Also note that while Iran won't meet the deadline, it's response is not expected to be a clear "no", although this may be difficult to discern, given the usual rhetorical habits of President Amadenijad. More on Iran's possible negotiating position, below.
Further, say our sources, the White House fully understands that it is embarking on a process of weeks, even months, and that if the US pushes too hard, or demands the impossible, that both China and Russia will drop out of the international coalition, thus reducing US options, and raising international fears of a genuine crisis.
Full acceptance of the current White House posture remains to be gained, given continued opposition to serious negotiations with Iran held by Vice President Cheney, and DOD Secretary Rumsfeld.

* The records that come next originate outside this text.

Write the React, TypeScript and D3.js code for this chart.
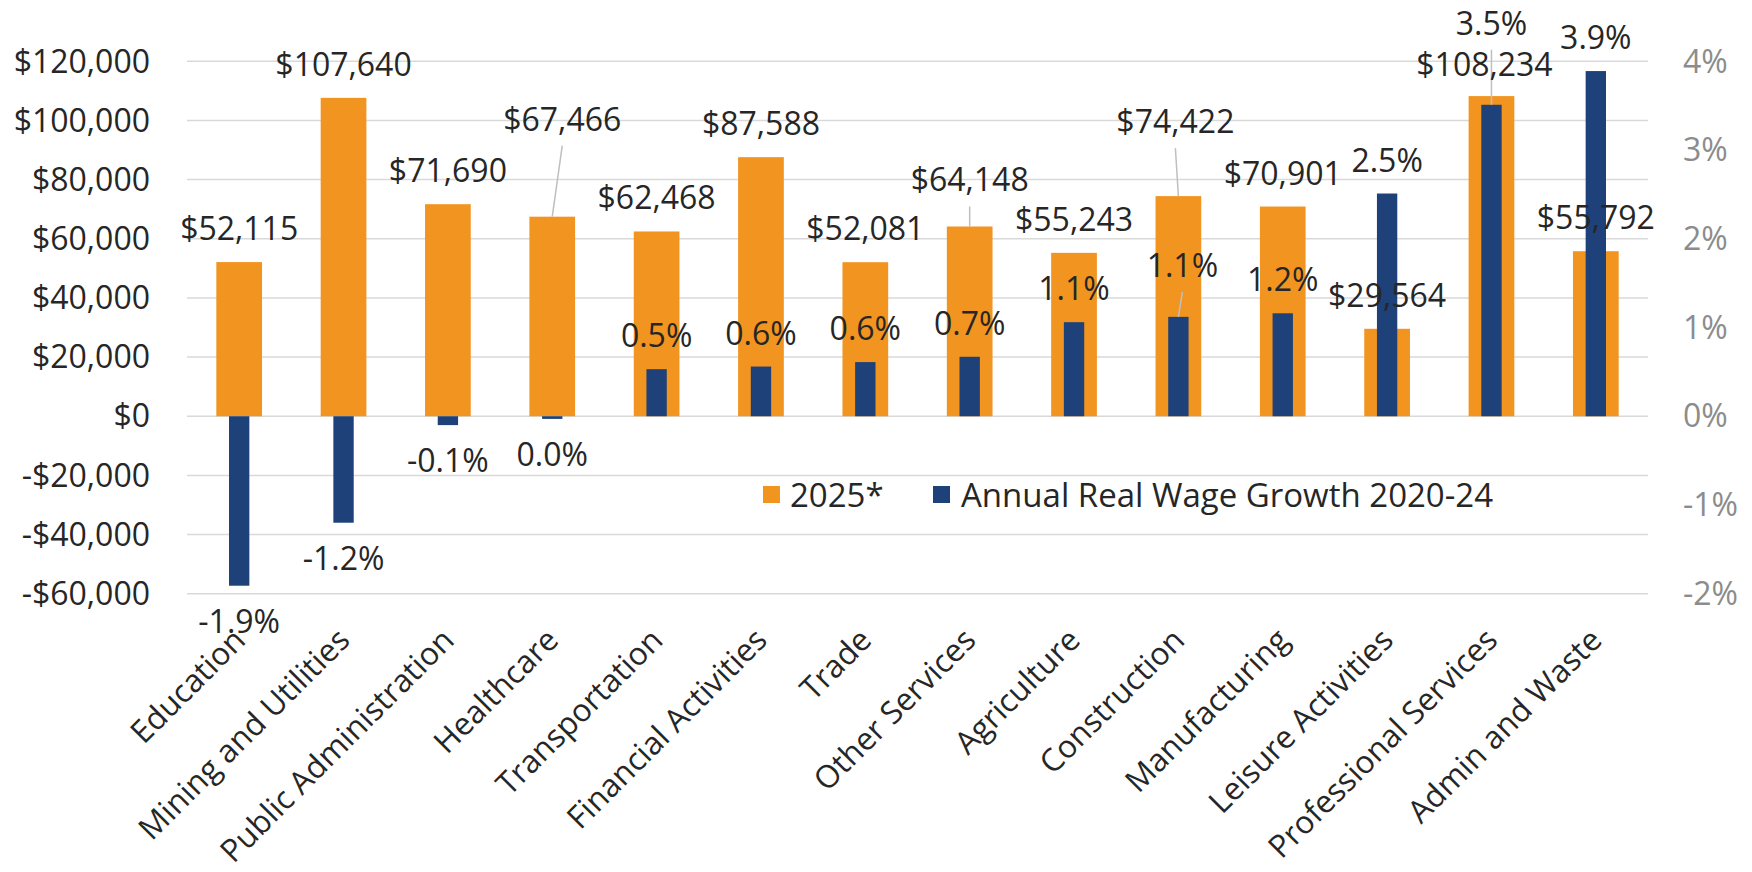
import React from "react";
import * as d3 from "d3";

const categories = [
    "Education",
    "Mining and Utilities",
    "Public Administration",
    "Healthcare",
    "Transportation",
    "Financial Activities",
    "Trade",
    "Other Services",
    "Agriculture",
    "Construction",
    "Manufacturing",
    "Leisure Activities",
    "Professional Services",
    "Admin and Waste",
];

// average wage, 2025*
const wages2025 = [
    52115, 107640, 71690, 67466, 62468, 87588, 52081, 64148, 55243, 74422, 70901,
    29564, 108234, 55792,
];

// annual real wage growth 2020-24, %
const wageGrowth = [
    -1.91, -1.2, -0.1, -0.03, 0.53, 0.56, 0.61, 0.67, 1.06, 1.12, 1.16, 2.51, 3.51,
    3.89,
];

const leftTicks = [-60000, -40000, -20000, 0, 20000, 40000, 60000, 80000, 100000, 120000];
const rightTicks = [-2, -1, 0, 1, 2, 3, 4];

const seriesNames = ["2025*", "Annual Real Wage Growth 2020-24"];

// labels that were dragged away from the bar end: [dx, dy, leader line]
const wageLabelMoves: Record<number, [number, number, boolean]> = {
    3: [10, -64, true],
    7: [0, -13, true],
    9: [-3, -41, true],
    12: [-7, 2, false],
};
const growthLabelMoves: Record<number, [number, number, boolean]> = {
    9: [4, -18, true],
    12: [0, -48, true],
};

const W = 1752;
const H = 872;
const ORANGE = "#F29420";
const BLUE = "#1D4178";
const TEXT = "#262626";
const FONT = "'Open Sans', sans-serif";
const FS = 32;

const fmtMoney = (v: number) => (v < 0 ? "-$" : "$") + d3.format(",")(Math.abs(v));
const fmtPct = (v: number) => {
    const r = Math.round(v * 10) / 10;
    return (r === 0 ? "0.0" : r.toFixed(1)) + "%";
};

const App = () => {
    const yLeft = d3.scaleLinear().domain([-60000, 120000]).range([593.7, 61.3]);
    const yRight = d3.scaleLinear().domain([-2, 4]).range([593.7, 61.3]);
    const x = d3.scaleBand<string>().domain(categories).range([187, 1648]).padding(0);
    const bw = x.bandwidth();
    const orangeW = bw * 0.438;
    const blueW = bw * 0.195;
    const cx = (i: number) => (x(categories[i]) as number) + bw / 2;

    const labelPos = (v: number, y: number) => (v >= 0 ? y - 22 : y + 47);

    const wageLabels = wages2025.map((v, i) => {
        const m = wageLabelMoves[i] || [0, 0, false];
        const barY = yLeft(v);
        return {
            text: fmtMoney(v),
            x: cx(i) + m[0],
            y: labelPos(v, barY) + m[1],
            leader: m[2],
            barX: cx(i),
            barY,
        };
    });
    const growthLabels = wageGrowth.map((v, i) => {
        const m = growthLabelMoves[i] || [0, 0, false];
        const barY = yRight(v);
        return {
            text: fmtPct(v),
            x: cx(i) + m[0],
            y: labelPos(v, barY) + m[1],
            leader: m[2],
            barX: cx(i),
            barY,
        };
    });
    const allLabels = [...wageLabels, ...growthLabels];

    return (
        <div style={{ position: "absolute", left: 0, top: 0, background: "#fff" }}>
            <svg width={W} height={H} style={{ display: "block", fontFamily: FONT }}>
                <rect width={W} height={H} fill="#fff" />
                {leftTicks.map((t) => (
                    <line
                        key={"g" + t}
                        x1={187}
                        x2={1648}
                        y1={yLeft(t)}
                        y2={yLeft(t)}
                        stroke="#d9d9d9"
                        strokeWidth={1.5}
                    />
                ))}
                {leftTicks.map((t) => (
                    <text
                        key={"l" + t}
                        x={150}
                        y={yLeft(t)}
                        dy="0.35em"
                        textAnchor="end"
                        fontSize={FS}
                        fill={TEXT}
                    >
                        {fmtMoney(t)}
                    </text>
                ))}
                {rightTicks.map((t) => (
                    <text
                        key={"r" + t}
                        x={1683}
                        y={yRight(t)}
                        dy="0.35em"
                        textAnchor="start"
                        fontSize={FS}
                        fill="#8c8c8c"
                    >
                        {t + "%"}
                    </text>
                ))}
                {wages2025.map((v, i) => (
                    <rect
                        key={"o" + i}
                        x={cx(i) - orangeW / 2}
                        y={Math.min(yLeft(v), yLeft(0))}
                        width={orangeW}
                        height={Math.abs(yLeft(v) - yLeft(0))}
                        fill={ORANGE}
                    />
                ))}
                {wageGrowth.map((v, i) => (
                    <rect
                        key={"b" + i}
                        x={cx(i) - blueW / 2}
                        y={Math.min(yRight(v), yRight(0))}
                        width={blueW}
                        height={Math.abs(yRight(v) - yRight(0))}
                        fill={BLUE}
                    />
                ))}
                {allLabels
                    .filter((d) => d.leader)
                    .map((d, i) => (
                        <line
                            key={"ld" + i}
                            x1={d.barX}
                            y1={d.barY}
                            x2={d.x}
                            y2={d.y + 15}
                            stroke="#bfbfbf"
                            strokeWidth={1.5}
                        />
                    ))}
                {allLabels.map((d, i) => (
                    <text
                        key={"dl" + i}
                        x={d.x}
                        y={d.y}
                        textAnchor="middle"
                        fontSize={FS}
                        fill={TEXT}
                    >
                        {d.text}
                    </text>
                ))}
                {categories.map((c, i) => (
                    <text
                        key={"c" + i}
                        transform={`translate(${cx(i) + 8},642) rotate(-45)`}
                        textAnchor="end"
                        fontSize={31.5}
                        fill={TEXT}
                    >
                        {c}
                    </text>
                ))}
                <g transform="translate(763,495)">
                    <rect x={0} y={-9} width={17} height={17} fill={ORANGE} />
                    <text x={27} dy="0.35em" fontSize={33} fill={TEXT}>
                        {seriesNames[0]}
                    </text>
                    <rect x={170} y={-9} width={17} height={17} fill={BLUE} />
                    <text x={198} dy="0.35em" fontSize={33} fill={TEXT}>
                        {seriesNames[1]}
                    </text>
                </g>
            </svg>
        </div>
    );
};

export default App;
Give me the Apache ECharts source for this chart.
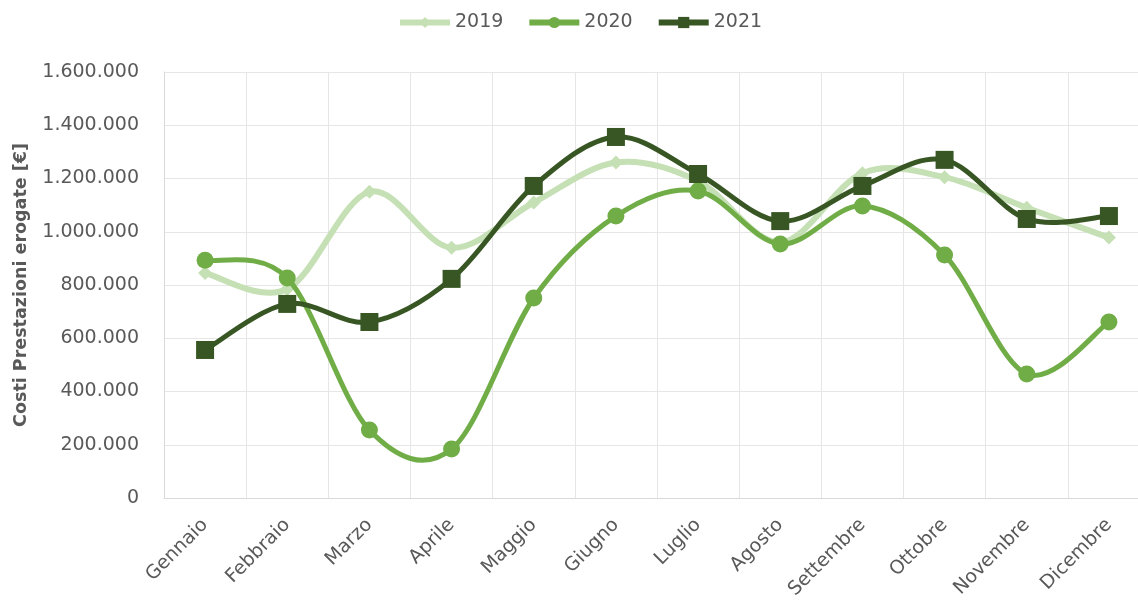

That's why mistrust of the motives and judgment of the Bush Administration remains strong, within the US military establishment quite as much as with US friends and allies, and in both parties on Capitol Hill.
Everyone should calm down a bit, while remaining vigilant of both Bush and Iran, say sources who feel they are familiar with the real intentions of the President at this time.
No one, of course, is comfortable predicting the internal workings of the Iranian regime. But it sounds like the President, at least for now, is listening to Secretary of State Condi Rice, who in turn is listening to Undersecretary for Political Affairs (and possible Deputy Secretary to be?) Nick Burns. The result: Burns will be in Europe next week, testing the waters to see just how far the EU is prepared to go on sanctions to pressure Iran.
The real conversation, of course, will be between Burns and the Russians, and the assessment of Moscow's willingness to allow anything more than very limited sanctions remains what it has been for months.
So, say sources familiar with the current White House thinking, Burns' task will be to keep the EU, Russia and China on the same page. The anticipated agenda will discuss specific, very limited sanctions such as partial travel bans, and possible bans on nuclear related sales, perhaps also weapons. . .all to be hammered out over the next few weeks.
This elastic sense of timing is key to understanding the nature of the current stage of the Iranian nuclear "crisis", our sources argue. While they understand that the US military community is aghast at the very notion of a shooting war with Iran (and Rumsfeld's latest bloviations show exactly why the brass detests and mistrusts him, not to mention Capitol Hill critics now being accused of "appeasement") our sources maintain that barring some dramatic move or provocation by Iran, the President's focus remains on a diplomatic track.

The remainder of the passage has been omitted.